The issue of manipulation of prices by the oil industry has not been thoroughly written about in the press and broadcast on electronic media, and the public has not gotten the truth and circumstances on why the price of oil goes up or down, Learsy points out.
Learsy fills that important void – not only of information, but also expert insight – with this eye-opening book. He also corrects the misinformation that has been spread.
“These essays chronicle the overall impact of continuous and willful disinformation perpetuated by the oil and finance industry PR ‘machine’ and by the disturbing silence of the press…Oil and Finance: The Epic Corruption’s arguments go against the ‘conventional wisdom’ that has brought the misinformed public to a state of helplessness against the wills of the Organization of Petroleum-Exporting Countries and oil interests,” writes Learsy.
Bank holding companies play a big part in influencing the price of oil, and benefit greatly from their speculative financing and trading activities. The US government has not challenged this, asserts Learsy.
I believe no member of the mass media has looked broadly or deeply enough into the oil-price speculation and manipulation issue to find solid-enough evidence of specific guilty parties and their actions, sufficient to print or broadcast. Or, if a media organization has such evidence, there are probably some strong reasons to withhold that information. In any case, I personally do not know enough to write a valid comment on this issue.

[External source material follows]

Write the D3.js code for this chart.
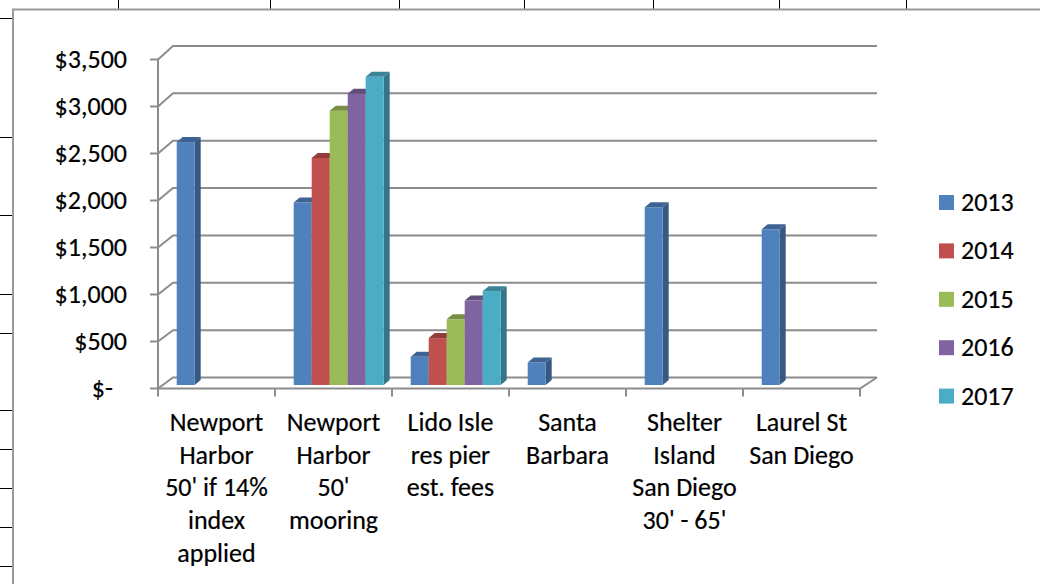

But Learsy writes: “It is this blatant lack of information that permeates our misunderstanding of how oil prices are determined…to my view, this is one of the greatest con games of all time, and a levy that American consumers are made to pay each day out of their pocketbooks.”
To get a clear picture on the who, what, when, where, why and how of oil price manipulation, and what oil-consuming countries can do to reduce oil consumption, get this book and get enlightened on this important subject.